Charts and diagrams as code:
————————
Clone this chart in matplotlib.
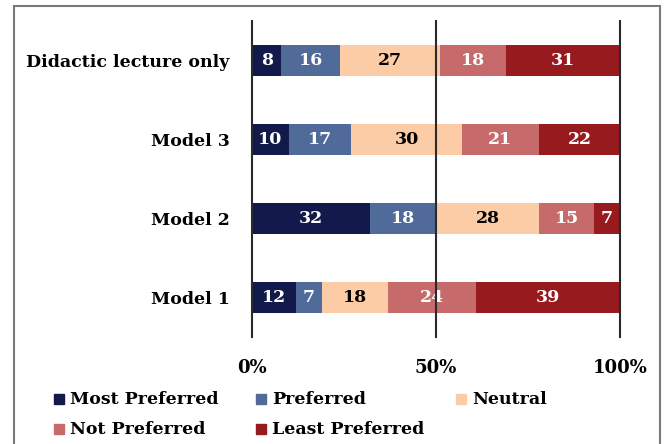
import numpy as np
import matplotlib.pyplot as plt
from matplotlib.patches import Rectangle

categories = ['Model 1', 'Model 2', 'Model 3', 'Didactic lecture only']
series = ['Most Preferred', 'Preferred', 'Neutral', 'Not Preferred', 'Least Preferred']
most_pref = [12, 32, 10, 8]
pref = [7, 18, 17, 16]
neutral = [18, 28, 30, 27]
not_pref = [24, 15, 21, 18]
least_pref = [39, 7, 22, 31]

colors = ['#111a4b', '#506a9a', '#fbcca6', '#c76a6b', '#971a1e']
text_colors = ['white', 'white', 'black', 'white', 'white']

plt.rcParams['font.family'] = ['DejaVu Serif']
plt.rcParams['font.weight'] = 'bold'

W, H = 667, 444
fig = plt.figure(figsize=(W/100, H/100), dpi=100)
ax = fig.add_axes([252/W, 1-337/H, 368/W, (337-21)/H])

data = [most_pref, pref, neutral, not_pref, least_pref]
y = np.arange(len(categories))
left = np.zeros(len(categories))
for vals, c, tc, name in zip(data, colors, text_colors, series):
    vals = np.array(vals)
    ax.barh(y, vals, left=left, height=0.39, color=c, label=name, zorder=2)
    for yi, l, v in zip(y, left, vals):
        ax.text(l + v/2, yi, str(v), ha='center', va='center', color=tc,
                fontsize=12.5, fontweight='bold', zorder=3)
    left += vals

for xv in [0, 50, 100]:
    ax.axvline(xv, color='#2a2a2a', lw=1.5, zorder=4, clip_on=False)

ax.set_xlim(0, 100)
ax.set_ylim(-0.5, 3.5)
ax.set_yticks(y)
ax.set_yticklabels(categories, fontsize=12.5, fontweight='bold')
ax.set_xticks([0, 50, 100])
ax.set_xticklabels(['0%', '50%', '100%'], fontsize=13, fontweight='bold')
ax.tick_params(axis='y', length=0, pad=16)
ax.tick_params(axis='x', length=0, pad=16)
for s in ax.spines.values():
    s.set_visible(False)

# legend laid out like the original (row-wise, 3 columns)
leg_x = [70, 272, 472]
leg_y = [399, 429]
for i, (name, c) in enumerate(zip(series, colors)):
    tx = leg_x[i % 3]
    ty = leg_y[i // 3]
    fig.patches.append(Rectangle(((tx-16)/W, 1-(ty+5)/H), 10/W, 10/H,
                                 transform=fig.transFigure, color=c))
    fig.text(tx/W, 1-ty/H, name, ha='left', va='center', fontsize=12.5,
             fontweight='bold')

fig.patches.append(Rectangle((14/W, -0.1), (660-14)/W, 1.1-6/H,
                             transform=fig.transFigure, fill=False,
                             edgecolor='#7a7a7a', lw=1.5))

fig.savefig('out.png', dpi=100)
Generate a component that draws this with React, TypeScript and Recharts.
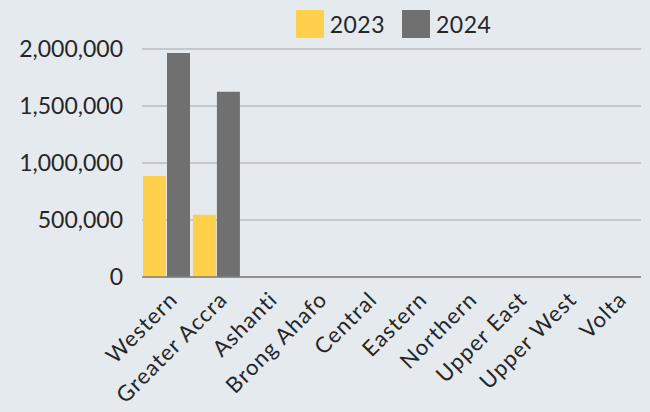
————————
REQUEST
Copy the records word for word, leaving no picture in the copy.

THE COMPLETED TASK
Clone this chart in matplotlib.
import numpy as np
import matplotlib.pyplot as plt
from matplotlib.patches import Rectangle

categories = ['Model 1', 'Model 2', 'Model 3', 'Didactic lecture only']
series = ['Most Preferred', 'Preferred', 'Neutral', 'Not Preferred', 'Least Preferred']
most_pref = [12, 32, 10, 8]
pref = [7, 18, 17, 16]
neutral = [18, 28, 30, 27]
not_pref = [24, 15, 21, 18]
least_pref = [39, 7, 22, 31]

colors = ['#111a4b', '#506a9a', '#fbcca6', '#c76a6b', '#971a1e']
text_colors = ['white', 'white', 'black', 'white', 'white']

plt.rcParams['font.family'] = ['DejaVu Serif']
plt.rcParams['font.weight'] = 'bold'

W, H = 667, 444
fig = plt.figure(figsize=(W/100, H/100), dpi=100)
ax = fig.add_axes([252/W, 1-337/H, 368/W, (337-21)/H])

data = [most_pref, pref, neutral, not_pref, least_pref]
y = np.arange(len(categories))
left = np.zeros(len(categories))
for vals, c, tc, name in zip(data, colors, text_colors, series):
    vals = np.array(vals)
    ax.barh(y, vals, left=left, height=0.39, color=c, label=name, zorder=2)
    for yi, l, v in zip(y, left, vals):
        ax.text(l + v/2, yi, str(v), ha='center', va='center', color=tc,
                fontsize=12.5, fontweight='bold', zorder=3)
    left += vals

for xv in [0, 50, 100]:
    ax.axvline(xv, color='#2a2a2a', lw=1.5, zorder=4, clip_on=False)

ax.set_xlim(0, 100)
ax.set_ylim(-0.5, 3.5)
ax.set_yticks(y)
ax.set_yticklabels(categories, fontsize=12.5, fontweight='bold')
ax.set_xticks([0, 50, 100])
ax.set_xticklabels(['0%', '50%', '100%'], fontsize=13, fontweight='bold')
ax.tick_params(axis='y', length=0, pad=16)
ax.tick_params(axis='x', length=0, pad=16)
for s in ax.spines.values():
    s.set_visible(False)

# legend laid out like the original (row-wise, 3 columns)
leg_x = [70, 272, 472]
leg_y = [399, 429]
for i, (name, c) in enumerate(zip(series, colors)):
    tx = leg_x[i % 3]
    ty = leg_y[i // 3]
    fig.patches.append(Rectangle(((tx-16)/W, 1-(ty+5)/H), 10/W, 10/H,
                                 transform=fig.transFigure, color=c))
    fig.text(tx/W, 1-ty/H, name, ha='left', va='center', fontsize=12.5,
             fontweight='bold')

fig.patches.append(Rectangle((14/W, -0.1), (660-14)/W, 1.1-6/H,
                             transform=fig.transFigure, fill=False,
                             edgecolor='#7a7a7a', lw=1.5))

fig.savefig('out.png', dpi=100)
Generate a component that draws this with React, TypeScript and Recharts.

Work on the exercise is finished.